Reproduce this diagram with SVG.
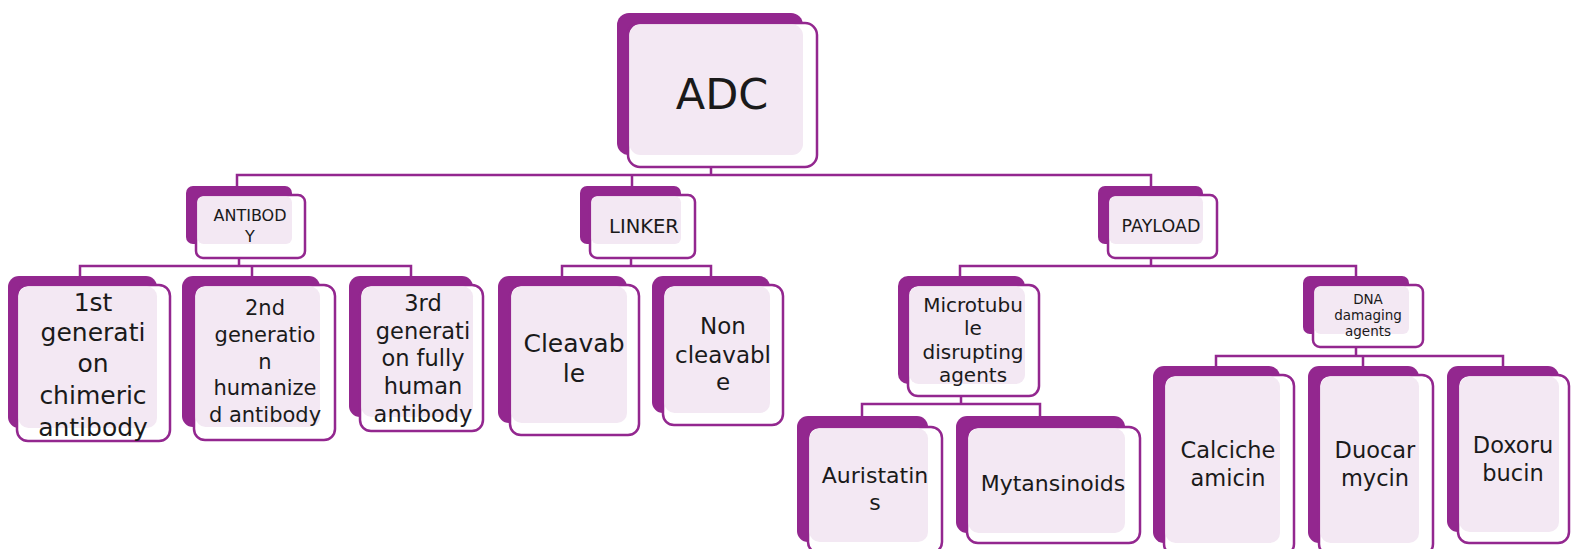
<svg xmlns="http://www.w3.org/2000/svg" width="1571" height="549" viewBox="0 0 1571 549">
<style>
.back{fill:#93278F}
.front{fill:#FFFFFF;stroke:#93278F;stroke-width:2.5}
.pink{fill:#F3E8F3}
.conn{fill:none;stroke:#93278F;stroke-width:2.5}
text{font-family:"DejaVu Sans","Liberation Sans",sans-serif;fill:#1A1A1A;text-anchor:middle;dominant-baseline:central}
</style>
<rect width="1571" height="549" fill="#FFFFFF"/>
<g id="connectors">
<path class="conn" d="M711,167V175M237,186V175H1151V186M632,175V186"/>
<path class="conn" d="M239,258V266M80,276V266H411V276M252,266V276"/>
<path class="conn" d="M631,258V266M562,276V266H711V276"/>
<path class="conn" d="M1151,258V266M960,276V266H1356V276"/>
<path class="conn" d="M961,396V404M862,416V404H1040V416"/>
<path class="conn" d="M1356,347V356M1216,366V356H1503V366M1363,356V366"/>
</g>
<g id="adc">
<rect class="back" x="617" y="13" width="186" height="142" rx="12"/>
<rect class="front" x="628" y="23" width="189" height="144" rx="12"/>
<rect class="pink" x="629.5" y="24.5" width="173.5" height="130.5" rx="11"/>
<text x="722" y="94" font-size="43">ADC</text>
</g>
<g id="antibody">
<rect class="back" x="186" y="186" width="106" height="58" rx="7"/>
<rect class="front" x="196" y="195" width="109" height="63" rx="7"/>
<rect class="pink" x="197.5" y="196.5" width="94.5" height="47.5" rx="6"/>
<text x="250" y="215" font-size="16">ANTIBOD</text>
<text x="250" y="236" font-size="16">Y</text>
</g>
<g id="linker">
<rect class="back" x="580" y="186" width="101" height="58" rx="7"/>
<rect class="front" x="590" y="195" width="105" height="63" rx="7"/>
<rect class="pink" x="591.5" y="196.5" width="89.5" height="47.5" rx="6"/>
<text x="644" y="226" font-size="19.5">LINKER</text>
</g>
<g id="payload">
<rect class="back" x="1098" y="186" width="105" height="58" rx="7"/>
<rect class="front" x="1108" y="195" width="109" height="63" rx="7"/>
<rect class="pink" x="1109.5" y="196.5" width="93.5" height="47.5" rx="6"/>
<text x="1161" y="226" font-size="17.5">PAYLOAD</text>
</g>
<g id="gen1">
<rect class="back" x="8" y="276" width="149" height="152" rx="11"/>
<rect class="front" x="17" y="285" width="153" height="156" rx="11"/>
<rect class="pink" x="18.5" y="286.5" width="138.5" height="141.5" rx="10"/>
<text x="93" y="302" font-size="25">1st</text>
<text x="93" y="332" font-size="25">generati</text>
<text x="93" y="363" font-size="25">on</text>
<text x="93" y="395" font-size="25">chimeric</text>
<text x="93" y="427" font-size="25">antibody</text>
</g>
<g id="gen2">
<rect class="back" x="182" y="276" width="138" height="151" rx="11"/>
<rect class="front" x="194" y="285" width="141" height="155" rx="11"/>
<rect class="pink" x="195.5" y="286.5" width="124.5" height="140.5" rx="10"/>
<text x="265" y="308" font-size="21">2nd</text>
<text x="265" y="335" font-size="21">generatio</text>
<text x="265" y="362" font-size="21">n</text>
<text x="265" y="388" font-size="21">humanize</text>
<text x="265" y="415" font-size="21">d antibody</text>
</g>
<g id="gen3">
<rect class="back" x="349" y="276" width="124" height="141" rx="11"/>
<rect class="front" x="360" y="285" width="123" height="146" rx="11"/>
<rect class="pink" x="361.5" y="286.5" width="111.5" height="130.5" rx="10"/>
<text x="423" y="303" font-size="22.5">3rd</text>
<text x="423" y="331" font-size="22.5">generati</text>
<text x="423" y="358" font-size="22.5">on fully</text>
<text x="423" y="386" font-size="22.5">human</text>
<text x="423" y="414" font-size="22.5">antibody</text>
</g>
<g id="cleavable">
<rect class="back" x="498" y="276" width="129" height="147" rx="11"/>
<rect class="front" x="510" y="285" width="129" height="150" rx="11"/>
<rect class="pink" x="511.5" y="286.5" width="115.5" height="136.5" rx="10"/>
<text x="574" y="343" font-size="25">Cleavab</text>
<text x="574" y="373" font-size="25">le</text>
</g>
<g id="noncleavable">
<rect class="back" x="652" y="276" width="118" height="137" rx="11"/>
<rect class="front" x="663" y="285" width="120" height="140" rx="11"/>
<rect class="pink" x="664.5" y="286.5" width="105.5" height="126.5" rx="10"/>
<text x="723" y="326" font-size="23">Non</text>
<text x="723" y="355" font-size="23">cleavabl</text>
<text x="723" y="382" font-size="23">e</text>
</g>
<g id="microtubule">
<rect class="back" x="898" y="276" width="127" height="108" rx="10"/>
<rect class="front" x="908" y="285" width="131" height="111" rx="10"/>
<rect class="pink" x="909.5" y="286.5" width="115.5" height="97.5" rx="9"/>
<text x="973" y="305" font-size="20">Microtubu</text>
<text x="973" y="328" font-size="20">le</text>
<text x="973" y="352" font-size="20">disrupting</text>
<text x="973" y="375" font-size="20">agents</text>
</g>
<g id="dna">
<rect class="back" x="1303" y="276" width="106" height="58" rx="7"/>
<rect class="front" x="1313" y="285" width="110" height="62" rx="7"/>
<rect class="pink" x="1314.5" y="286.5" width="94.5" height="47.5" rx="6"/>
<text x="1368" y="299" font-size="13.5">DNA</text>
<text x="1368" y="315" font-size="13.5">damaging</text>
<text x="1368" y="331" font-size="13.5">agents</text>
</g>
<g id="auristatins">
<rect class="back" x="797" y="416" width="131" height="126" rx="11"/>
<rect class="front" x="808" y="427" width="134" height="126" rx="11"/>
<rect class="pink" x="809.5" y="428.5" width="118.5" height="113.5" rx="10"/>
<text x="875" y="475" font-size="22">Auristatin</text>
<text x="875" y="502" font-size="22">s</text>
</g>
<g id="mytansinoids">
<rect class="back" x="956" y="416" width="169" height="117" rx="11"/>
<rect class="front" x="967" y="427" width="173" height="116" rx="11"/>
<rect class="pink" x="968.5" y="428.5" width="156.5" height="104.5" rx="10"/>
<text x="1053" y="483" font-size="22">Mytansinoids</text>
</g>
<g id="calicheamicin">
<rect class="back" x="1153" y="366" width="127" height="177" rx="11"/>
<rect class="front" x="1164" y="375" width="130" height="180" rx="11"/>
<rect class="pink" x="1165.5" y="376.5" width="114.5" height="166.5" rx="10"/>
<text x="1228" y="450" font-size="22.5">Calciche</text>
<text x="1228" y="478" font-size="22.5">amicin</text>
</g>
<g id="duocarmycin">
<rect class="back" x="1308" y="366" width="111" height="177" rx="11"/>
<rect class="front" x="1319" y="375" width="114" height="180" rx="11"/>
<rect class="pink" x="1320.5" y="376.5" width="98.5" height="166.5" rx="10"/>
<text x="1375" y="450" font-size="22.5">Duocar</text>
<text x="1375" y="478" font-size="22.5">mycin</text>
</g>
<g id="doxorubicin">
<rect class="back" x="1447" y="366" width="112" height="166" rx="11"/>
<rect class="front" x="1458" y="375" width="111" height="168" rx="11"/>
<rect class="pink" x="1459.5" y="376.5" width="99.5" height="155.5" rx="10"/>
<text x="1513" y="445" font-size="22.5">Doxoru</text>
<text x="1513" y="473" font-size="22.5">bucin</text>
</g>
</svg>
^^^^^^^^
● **TASK PROMPT**
Without including any pictures, print all of the material exactly as given.

● **RESPONSE TO THE EXERCISE**
Reproduce this diagram with SVG.
<svg xmlns="http://www.w3.org/2000/svg" width="1571" height="549" viewBox="0 0 1571 549">
<style>
.back{fill:#93278F}
.front{fill:#FFFFFF;stroke:#93278F;stroke-width:2.5}
.pink{fill:#F3E8F3}
.conn{fill:none;stroke:#93278F;stroke-width:2.5}
text{font-family:"DejaVu Sans","Liberation Sans",sans-serif;fill:#1A1A1A;text-anchor:middle;dominant-baseline:central}
</style>
<rect width="1571" height="549" fill="#FFFFFF"/>
<g id="connectors">
<path class="conn" d="M711,167V175M237,186V175H1151V186M632,175V186"/>
<path class="conn" d="M239,258V266M80,276V266H411V276M252,266V276"/>
<path class="conn" d="M631,258V266M562,276V266H711V276"/>
<path class="conn" d="M1151,258V266M960,276V266H1356V276"/>
<path class="conn" d="M961,396V404M862,416V404H1040V416"/>
<path class="conn" d="M1356,347V356M1216,366V356H1503V366M1363,356V366"/>
</g>
<g id="adc">
<rect class="back" x="617" y="13" width="186" height="142" rx="12"/>
<rect class="front" x="628" y="23" width="189" height="144" rx="12"/>
<rect class="pink" x="629.5" y="24.5" width="173.5" height="130.5" rx="11"/>
<text x="722" y="94" font-size="43">ADC</text>
</g>
<g id="antibody">
<rect class="back" x="186" y="186" width="106" height="58" rx="7"/>
<rect class="front" x="196" y="195" width="109" height="63" rx="7"/>
<rect class="pink" x="197.5" y="196.5" width="94.5" height="47.5" rx="6"/>
<text x="250" y="215" font-size="16">ANTIBOD</text>
<text x="250" y="236" font-size="16">Y</text>
</g>
<g id="linker">
<rect class="back" x="580" y="186" width="101" height="58" rx="7"/>
<rect class="front" x="590" y="195" width="105" height="63" rx="7"/>
<rect class="pink" x="591.5" y="196.5" width="89.5" height="47.5" rx="6"/>
<text x="644" y="226" font-size="19.5">LINKER</text>
</g>
<g id="payload">
<rect class="back" x="1098" y="186" width="105" height="58" rx="7"/>
<rect class="front" x="1108" y="195" width="109" height="63" rx="7"/>
<rect class="pink" x="1109.5" y="196.5" width="93.5" height="47.5" rx="6"/>
<text x="1161" y="226" font-size="17.5">PAYLOAD</text>
</g>
<g id="gen1">
<rect class="back" x="8" y="276" width="149" height="152" rx="11"/>
<rect class="front" x="17" y="285" width="153" height="156" rx="11"/>
<rect class="pink" x="18.5" y="286.5" width="138.5" height="141.5" rx="10"/>
<text x="93" y="302" font-size="25">1st</text>
<text x="93" y="332" font-size="25">generati</text>
<text x="93" y="363" font-size="25">on</text>
<text x="93" y="395" font-size="25">chimeric</text>
<text x="93" y="427" font-size="25">antibody</text>
</g>
<g id="gen2">
<rect class="back" x="182" y="276" width="138" height="151" rx="11"/>
<rect class="front" x="194" y="285" width="141" height="155" rx="11"/>
<rect class="pink" x="195.5" y="286.5" width="124.5" height="140.5" rx="10"/>
<text x="265" y="308" font-size="21">2nd</text>
<text x="265" y="335" font-size="21">generatio</text>
<text x="265" y="362" font-size="21">n</text>
<text x="265" y="388" font-size="21">humanize</text>
<text x="265" y="415" font-size="21">d antibody</text>
</g>
<g id="gen3">
<rect class="back" x="349" y="276" width="124" height="141" rx="11"/>
<rect class="front" x="360" y="285" width="123" height="146" rx="11"/>
<rect class="pink" x="361.5" y="286.5" width="111.5" height="130.5" rx="10"/>
<text x="423" y="303" font-size="22.5">3rd</text>
<text x="423" y="331" font-size="22.5">generati</text>
<text x="423" y="358" font-size="22.5">on fully</text>
<text x="423" y="386" font-size="22.5">human</text>
<text x="423" y="414" font-size="22.5">antibody</text>
</g>
<g id="cleavable">
<rect class="back" x="498" y="276" width="129" height="147" rx="11"/>
<rect class="front" x="510" y="285" width="129" height="150" rx="11"/>
<rect class="pink" x="511.5" y="286.5" width="115.5" height="136.5" rx="10"/>
<text x="574" y="343" font-size="25">Cleavab</text>
<text x="574" y="373" font-size="25">le</text>
</g>
<g id="noncleavable">
<rect class="back" x="652" y="276" width="118" height="137" rx="11"/>
<rect class="front" x="663" y="285" width="120" height="140" rx="11"/>
<rect class="pink" x="664.5" y="286.5" width="105.5" height="126.5" rx="10"/>
<text x="723" y="326" font-size="23">Non</text>
<text x="723" y="355" font-size="23">cleavabl</text>
<text x="723" y="382" font-size="23">e</text>
</g>
<g id="microtubule">
<rect class="back" x="898" y="276" width="127" height="108" rx="10"/>
<rect class="front" x="908" y="285" width="131" height="111" rx="10"/>
<rect class="pink" x="909.5" y="286.5" width="115.5" height="97.5" rx="9"/>
<text x="973" y="305" font-size="20">Microtubu</text>
<text x="973" y="328" font-size="20">le</text>
<text x="973" y="352" font-size="20">disrupting</text>
<text x="973" y="375" font-size="20">agents</text>
</g>
<g id="dna">
<rect class="back" x="1303" y="276" width="106" height="58" rx="7"/>
<rect class="front" x="1313" y="285" width="110" height="62" rx="7"/>
<rect class="pink" x="1314.5" y="286.5" width="94.5" height="47.5" rx="6"/>
<text x="1368" y="299" font-size="13.5">DNA</text>
<text x="1368" y="315" font-size="13.5">damaging</text>
<text x="1368" y="331" font-size="13.5">agents</text>
</g>
<g id="auristatins">
<rect class="back" x="797" y="416" width="131" height="126" rx="11"/>
<rect class="front" x="808" y="427" width="134" height="126" rx="11"/>
<rect class="pink" x="809.5" y="428.5" width="118.5" height="113.5" rx="10"/>
<text x="875" y="475" font-size="22">Auristatin</text>
<text x="875" y="502" font-size="22">s</text>
</g>
<g id="mytansinoids">
<rect class="back" x="956" y="416" width="169" height="117" rx="11"/>
<rect class="front" x="967" y="427" width="173" height="116" rx="11"/>
<rect class="pink" x="968.5" y="428.5" width="156.5" height="104.5" rx="10"/>
<text x="1053" y="483" font-size="22">Mytansinoids</text>
</g>
<g id="calicheamicin">
<rect class="back" x="1153" y="366" width="127" height="177" rx="11"/>
<rect class="front" x="1164" y="375" width="130" height="180" rx="11"/>
<rect class="pink" x="1165.5" y="376.5" width="114.5" height="166.5" rx="10"/>
<text x="1228" y="450" font-size="22.5">Calciche</text>
<text x="1228" y="478" font-size="22.5">amicin</text>
</g>
<g id="duocarmycin">
<rect class="back" x="1308" y="366" width="111" height="177" rx="11"/>
<rect class="front" x="1319" y="375" width="114" height="180" rx="11"/>
<rect class="pink" x="1320.5" y="376.5" width="98.5" height="166.5" rx="10"/>
<text x="1375" y="450" font-size="22.5">Duocar</text>
<text x="1375" y="478" font-size="22.5">mycin</text>
</g>
<g id="doxorubicin">
<rect class="back" x="1447" y="366" width="112" height="166" rx="11"/>
<rect class="front" x="1458" y="375" width="111" height="168" rx="11"/>
<rect class="pink" x="1459.5" y="376.5" width="99.5" height="155.5" rx="10"/>
<text x="1513" y="445" font-size="22.5">Doxoru</text>
<text x="1513" y="473" font-size="22.5">bucin</text>
</g>
</svg>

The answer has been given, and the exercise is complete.